The beaches on Penticton’s two lakes were expected to be busy this summer, before COVID-19 hit. (Western News File)

After tough summer, Penticton’s tourism industry looks ahead to better winter

The summer saw significant financial impacts from COVID-19

Travel Penticton is looking towards a better winter after a tough summer season.

“Our cash flow situation which normally is the strongest this time of year, is fairly grim,” said Thom Tischik, executive director of Tourism Penticton, to council on Sept. 15.

It has been a mixed summer for Penticton, with both the outbreak of COVID-19 and the fires at the end of the season.

The summer saw a decrease in hotel stays, which in July fell from 83 per cent in 2019 to 68 per cent in 2020. Kelowna saw a similar decline, going from 83 per cent to 70.3. Other tourist communities like Whistler saw greater losses, going from 81 per cent down to 46.2 from 2019 to 2020.

Travel Penticton’s new information centre next to the Peach and Okanagan Lake beach saw great success, and their main centre is still seeing heavy daily traffic. It’s a good sign for the fall and winter.

“Even with the smoke, we’re getting in the neighbourhood of 70 people a day coming through, that’s actually better than what we had during the summertime,” said Tischik. “Even with the smoke, people are still travelling, places are booked, and they’re looking for things to do, and that’s very encouraging.”

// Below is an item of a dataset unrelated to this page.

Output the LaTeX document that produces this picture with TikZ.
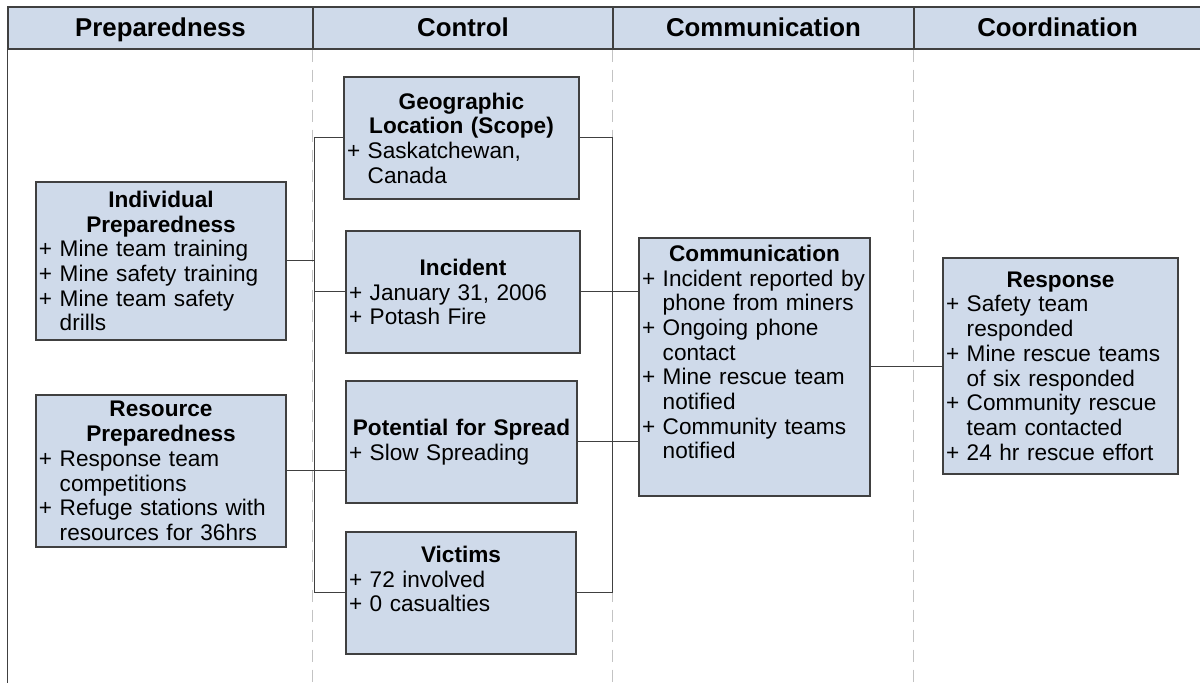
\documentclass[tikz,border=0pt]{standalone}
\usepackage{fontspec}
\setmainfont{Liberation Sans}

\definecolor{boxfill}{RGB}{207,218,234}
\definecolor{edge}{RGB}{64,64,64}
\definecolor{lane}{RGB}{195,195,195}

\newcommand{\ttl}[1]{{\centering\bfseries #1\par}}
\newcommand{\itm}[1]{\setbox0\hbox{+ }\hangindent=\wd0\hangafter=1\noindent+ #1\par}

\begin{document}
\begin{tikzpicture}[x=0.5pt,y=-0.5pt,
    head/.style={draw=edge,fill=boxfill,line width=0.75pt,minimum height=21pt,inner sep=0pt,text height=10.3pt,text depth=1.6pt,font=\fontsize{12.9}{14}\selectfont\bfseries},
    card/.style={draw=edge,fill=boxfill,line width=0.75pt,inner xsep=1.5pt,inner ysep=0pt,align=left,font=\fontsize{11.3}{12.35}\selectfont},
    link/.style={draw=edge,line width=0.5pt},
    lanesep/.style={draw=lane,line width=0.6pt,dash pattern=on 6pt off 4pt}]
        \useasboundingbox (0,0) rectangle (1200,683);

        \node[head,minimum width=152.5pt] (hprep) at (160.5,28) {Preparedness};
        \node[head,minimum width=150pt] (hctrl) at (463,28) {Control};
        \node[head,minimum width=150.5pt] (hcomm) at (763.5,28) {Communication};
        \node[head,minimum width=143.5pt] (hcoord) at (1057.5,28) {Coordination};

        \draw[lanesep] (hctrl.south west) -- +(0,634);
        \draw[lanesep] (hcomm.south west) -- +(0,634);
        \draw[lanesep] (hcoord.south west) -- +(0,634);
        \draw[edge,line width=0.75pt] (hprep.south west) -- +(0,634);

        \node[card,minimum width=125pt,text width=122pt,minimum height=79pt] (indiv) at (161,261)
            {\ttl{Individual\\Preparedness}\itm{Mine team training}\itm{Mine safety training}\itm{Mine team safety\newline drills}};
        \node[card,minimum width=125pt,text width=122pt,minimum height=76pt] (res) at (161,471)
            {\ttl{Resource\\Preparedness}\itm{Response team\newline competitions}\itm{Refuge stations with\newline resources for 36hrs}};

        \node[card,minimum width=117.5pt,text width=114.5pt,minimum height=61pt] (geo) at (461.5,138)
            {\ttl{Geographic\\Location (Scope)}\itm{Saskatchewan,\newline Canada}};
        \node[card,minimum width=117pt,text width=114pt,minimum height=61pt] (inc) at (463,292)
            {\ttl{Incident}\itm{January 31, 2006}\itm{Potash Fire}};
        \node[card,minimum width=115.5pt,text width=112.5pt,minimum height=61pt] (pot) at (461.5,442)
            {\ttl{Potential for Spread}\itm{Slow Spreading}};
        \node[card,minimum width=115pt,text width=112pt,minimum height=61pt] (vic) at (461,593)
            {\ttl{Victims}\itm{72 involved}\itm{0 casualties\rule[-14pt]{0pt}{14pt}}};

        \node[card,minimum width=115.5pt,text width=112.5pt,minimum height=129pt] (comm) at (754.5,367)
            {\ttl{Communication}\itm{Incident reported by\newline phone from miners}\itm{Ongoing phone\newline contact}\itm{Mine rescue team\newline notified}\itm{Community teams\newline notified\rule[-15pt]{0pt}{15pt}}};
        \node[card,minimum width=117.5pt,text width=114.5pt,minimum height=108pt] (resp) at (1060.5,366)
            {\ttl{Response}\itm{Safety team\newline responded}\itm{Mine rescue teams\newline of six responded}\itm{Community rescue\newline team contacted}\itm{24 hr rescue effort}};

        \coordinate (lbus) at (314,0);
        \coordinate (rbus) at (612,0);
        \draw[link] (geo.west) -- (geo.west -| lbus) -- (vic.west -| lbus) -- (vic.west);
        \draw[link] (indiv.east) -- (indiv.east -| lbus);
        \draw[link] (inc.west) -- (inc.west -| lbus);
        \draw[link] (res.east) -- (res.east -| pot.west);
        \draw[link] (geo.east) -- (geo.east -| rbus) -- (vic.east -| rbus) -- (vic.east);
        \draw[link] (inc.east) -- (inc.east -| comm.west);
        \draw[link] (pot.east) -- (pot.east -| comm.west);
        \draw[link] (comm.east) -- (comm.east -| resp.west);
\end{tikzpicture}
\end{document}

READ MORE: Travel Penticton launches ‘support your local business’ initiative

While the numbers may have gone down for hotels, other options like campgrounds have seen an increase in traffic over the summer. That increase isn’t looking like its fading yet either, only changing in demographic from families to those with larger RVs. The only missing group are the usual European travellers around this time of year.

Instead, more travellers came from the Lower Mainland and Vancouver this year, and Travel Penticton is hopeful that they will return now that they’ve gotten a taste of the region.

“It has been an eye-opener, not only for us at Travel Penticton, but for the visitors,” said Tischik. “We asked them, have they been here? And they told us: ‘I haven’t been here in 30 years.’ ‘We haven’t been here in 10 years.’ ‘I’ve heard about it, but never had the chance to get up here.’ And they gave it a try.”

There were some businesses that did more than survive the summer. Wineries, such as those on the Naramata Bench, saw a fairly successful season even with the necessary changes to be COVID-19 safe. Tischik cited Tina Baird from the Naramata Bench Winery Association during his presentation.

“Wine tasting was a primary motivator and not second to another activity,” Baird had told Travel Penticton.

Going forward, Travel Penticton is focusing on promoting Penticton for week-long and weekend getaways, as long as the province stays out of a lockdown like earlier in the year.

They plan to target snowbirds and the one to two week stay market for vacations. Travel Penticton will also be working with other groups like Apex Mountain Resort and Chute Lake Lodge on promoting winter activities and accommodations in Penticton, primarily to B.C. residents in the Thomspon-Okanagan and Vancouver areas.